Density function of $ Z = \frac{ \ln(X+1)}{\ln[(X+1)(Y+1)]}$.

Question

I’ve got X, Y, which are independent random variables with density function given as: $$ f(x) = \frac{4}{(1+x)^{5}}, x >0$$ And 0 everywhete else. I’m looking for density function of $$ Z = \frac{ \ln(X+1)}{\ln[(X+1)(Y+1)]}.$$ It looks similar to random variable $C=\frac{X}{X+Y}$. I know how to find C( we will have a straight line through $(X,Y)$ plane, passing through $(0,0)$, then we calculate proper double integral. I will be realy grateful for any hint

Answer 1

One way to do this is the usual transformation involving jacobians. These are couple of steps for you to follow:

• Transform $X\to U$ such that $U=\ln (X+1)$, so that $U$ would turn out to be an exponential variable with mean $1/4$. Same thing happens with $V=\ln (Y+1)$. As $(X,Y)$ are i.i.d, so are $(U,V)$.

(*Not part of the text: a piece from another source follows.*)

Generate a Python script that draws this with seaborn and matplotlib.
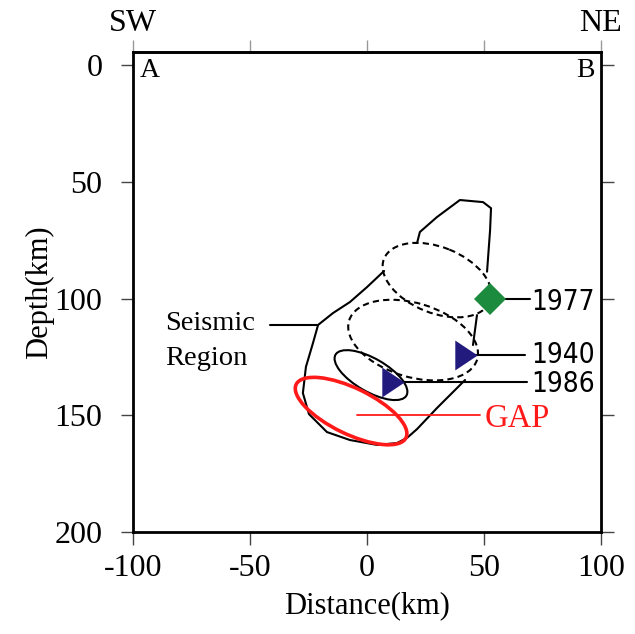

• Now change variables $(U,V)\to(Z,W)$ where $Z=\frac{U}{U+V}$ and $W=U+V$. From the joint density of $(Z,W)$ it would be easy to see that $Z$ and $W$ are also independent with $Z\sim\mathcal U(0,1)$, the uniform distribution over $(0,1)$.

Clearly, the $Z$ as defined by me is the same as your $Z$.